INSTRUCTION: Give every line of the data again, unchanged, but with no pictures.
= = = = =
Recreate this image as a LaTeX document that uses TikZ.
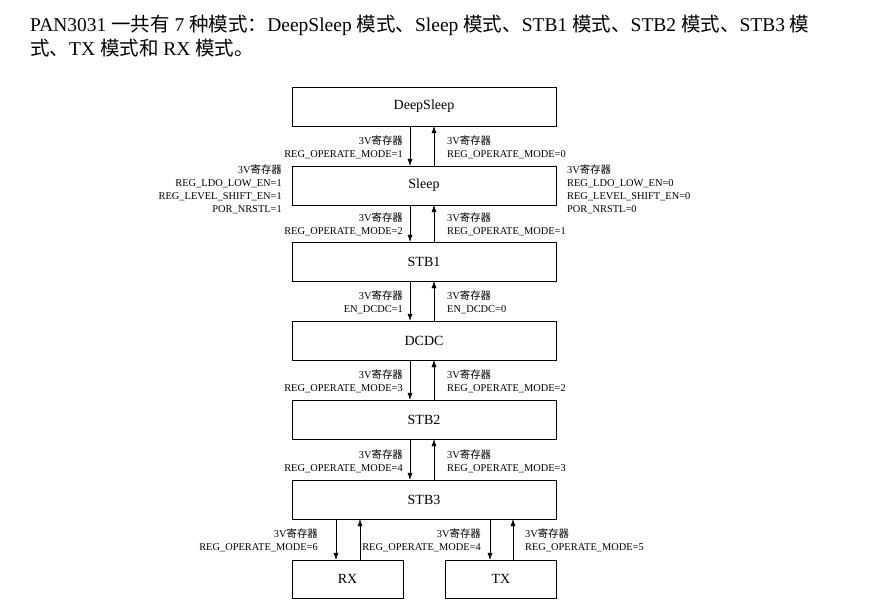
\documentclass[tikz,border=0pt]{standalone}
\usepackage{fontspec}
\setmainfont{Liberation Serif}
\newfontfamily\cjk{Noto Sans CJK SC}
\usetikzlibrary{positioning,arrows.meta}
\newcommand{\regv}{3V{\cjk 寄存器}}
\begin{document}
\begin{tikzpicture}[x=1pt,y=-1pt,
  box/.style={draw, minimum width=264pt, minimum height=39pt, font=\fontsize{14}{16}\selectfont},
  small/.style={draw, minimum width=111pt, minimum height=38pt, font=\fontsize{14}{16}\selectfont},
  lbl/.style={inner sep=0pt, align=right, anchor=east, font=\fontsize{10.4}{13}\selectfont},
  rbl/.style={inner sep=0pt, align=left, anchor=west, font=\fontsize{10.4}{13}\selectfont},
  arr/.style={-{Latex[length=7pt,width=5pt]}}]
  \useasboundingbox (0,0) rectangle (888,612);
  % title
  \node [anchor=west, inner sep=0pt, font=\fontsize{19.5}{22}\selectfont] (t1) at (30,25)
    {PAN3031 {\cjk 一共有} 7 {\cjk 种模式：}DeepSleep {\cjk 模式、}Sleep {\cjk 模式、}STB1 {\cjk 模式、}STB2 {\cjk 模式、}STB3 {\cjk 模}};
  \node [anchor=west, inner sep=0pt, font=\fontsize{19.5}{22}\selectfont] (t2) at (30,48)
    {{\cjk 式、}TX {\cjk 模式和} RX {\cjk 模式。}};

  % states
  \node [box] (ds) at (424,106.5) {DeepSleep};
  \node [box] (sl) at (424,185.5) {Sleep};
  \node [box] (s1) at (424,261.5) {STB1};
  \node [box] (dc) at (424,340.5) {DCDC};
  \node [box] (s2) at (424,419.5) {STB2};
  \node [box] (s3) at (424,499.5) {STB3};
  \node [small] (rx) at (347.5,579) {RX};
  \node [small] (tx) at (501,579) {TX};

  % vertical transitions
  \foreach \a/\b/\m/\n/\y in {ds/sl/REG\_OPERATE\_MODE=1/REG\_OPERATE\_MODE=0/147.5,
                              sl/s1/REG\_OPERATE\_MODE=2/REG\_OPERATE\_MODE=1/224.5,
                              s1/dc/EN\_DCDC=1/EN\_DCDC=0/302,
                              dc/s2/REG\_OPERATE\_MODE=3/REG\_OPERATE\_MODE=2/381.5,
                              s2/s3/REG\_OPERATE\_MODE=4/REG\_OPERATE\_MODE=3/461} {
    \draw [arr] ([xshift=-14pt]\a.south) -- ([xshift=-14pt]\b.north);
    \draw [arr] ([xshift=10pt]\b.north) -- ([xshift=10pt]\a.south);
    \node [lbl] (l-\a) at (403,\y) {\regv\\\m};
    \node [rbl] (r-\a) at (447,\y) {\regv\\\n};
  }

  % sleep side conditions
  \node [lbl] (sl-l) at (282,189) {\regv\\REG\_LDO\_LOW\_EN=1\\REG\_LEVEL\_SHIFT\_EN=1\\POR\_NRSTL=1};
  \node [rbl] (sl-r) at (567,189) {\regv\\REG\_LDO\_LOW\_EN=0\\REG\_LEVEL\_SHIFT\_EN=0\\POR\_NRSTL=0};

  % rx / tx
  \draw [arr] (s3.south -| 336,0) -- (rx.north -| 336,0);
  \draw [arr] (rx.north -| 360,0) -- (s3.south -| 360,0);
  \draw [arr] (s3.south -| 490,0) -- (tx.north -| 490,0);
  \draw [arr] (tx.north -| 513,0) -- (s3.south -| 513,0);
  \node [lbl] (l-rx) at (318,540) {\regv\\REG\_OPERATE\_MODE=6};
  \node [lbl] (r-rx) at (481,540) {\regv\\REG\_OPERATE\_MODE=4};
  \node [rbl] (l-tx) at (525,540) {\regv\\REG\_OPERATE\_MODE=5};
\end{tikzpicture}
\end{document}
= = = = =
WRITTEN RESPONSE:
Recreate this image as a LaTeX document that uses TikZ.
\documentclass[tikz,border=0pt]{standalone}
\usepackage{fontspec}
\setmainfont{Liberation Serif}
\newfontfamily\cjk{Noto Sans CJK SC}
\usetikzlibrary{positioning,arrows.meta}
\newcommand{\regv}{3V{\cjk 寄存器}}
\begin{document}
\begin{tikzpicture}[x=1pt,y=-1pt,
  box/.style={draw, minimum width=264pt, minimum height=39pt, font=\fontsize{14}{16}\selectfont},
  small/.style={draw, minimum width=111pt, minimum height=38pt, font=\fontsize{14}{16}\selectfont},
  lbl/.style={inner sep=0pt, align=right, anchor=east, font=\fontsize{10.4}{13}\selectfont},
  rbl/.style={inner sep=0pt, align=left, anchor=west, font=\fontsize{10.4}{13}\selectfont},
  arr/.style={-{Latex[length=7pt,width=5pt]}}]
  \useasboundingbox (0,0) rectangle (888,612);
  % title
  \node [anchor=west, inner sep=0pt, font=\fontsize{19.5}{22}\selectfont] (t1) at (30,25)
    {PAN3031 {\cjk 一共有} 7 {\cjk 种模式：}DeepSleep {\cjk 模式、}Sleep {\cjk 模式、}STB1 {\cjk 模式、}STB2 {\cjk 模式、}STB3 {\cjk 模}};
  \node [anchor=west, inner sep=0pt, font=\fontsize{19.5}{22}\selectfont] (t2) at (30,48)
    {{\cjk 式、}TX {\cjk 模式和} RX {\cjk 模式。}};

  % states
  \node [box] (ds) at (424,106.5) {DeepSleep};
  \node [box] (sl) at (424,185.5) {Sleep};
  \node [box] (s1) at (424,261.5) {STB1};
  \node [box] (dc) at (424,340.5) {DCDC};
  \node [box] (s2) at (424,419.5) {STB2};
  \node [box] (s3) at (424,499.5) {STB3};
  \node [small] (rx) at (347.5,579) {RX};
  \node [small] (tx) at (501,579) {TX};

  % vertical transitions
  \foreach \a/\b/\m/\n/\y in {ds/sl/REG\_OPERATE\_MODE=1/REG\_OPERATE\_MODE=0/147.5,
                              sl/s1/REG\_OPERATE\_MODE=2/REG\_OPERATE\_MODE=1/224.5,
                              s1/dc/EN\_DCDC=1/EN\_DCDC=0/302,
                              dc/s2/REG\_OPERATE\_MODE=3/REG\_OPERATE\_MODE=2/381.5,
                              s2/s3/REG\_OPERATE\_MODE=4/REG\_OPERATE\_MODE=3/461} {
    \draw [arr] ([xshift=-14pt]\a.south) -- ([xshift=-14pt]\b.north);
    \draw [arr] ([xshift=10pt]\b.north) -- ([xshift=10pt]\a.south);
    \node [lbl] (l-\a) at (403,\y) {\regv\\\m};
    \node [rbl] (r-\a) at (447,\y) {\regv\\\n};
  }

  % sleep side conditions
  \node [lbl] (sl-l) at (282,189) {\regv\\REG\_LDO\_LOW\_EN=1\\REG\_LEVEL\_SHIFT\_EN=1\\POR\_NRSTL=1};
  \node [rbl] (sl-r) at (567,189) {\regv\\REG\_LDO\_LOW\_EN=0\\REG\_LEVEL\_SHIFT\_EN=0\\POR\_NRSTL=0};

  % rx / tx
  \draw [arr] (s3.south -| 336,0) -- (rx.north -| 336,0);
  \draw [arr] (rx.north -| 360,0) -- (s3.south -| 360,0);
  \draw [arr] (s3.south -| 490,0) -- (tx.north -| 490,0);
  \draw [arr] (tx.north -| 513,0) -- (s3.south -| 513,0);
  \node [lbl] (l-rx) at (318,540) {\regv\\REG\_OPERATE\_MODE=6};
  \node [lbl] (r-rx) at (481,540) {\regv\\REG\_OPERATE\_MODE=4};
  \node [rbl] (l-tx) at (525,540) {\regv\\REG\_OPERATE\_MODE=5};
\end{tikzpicture}
\end{document}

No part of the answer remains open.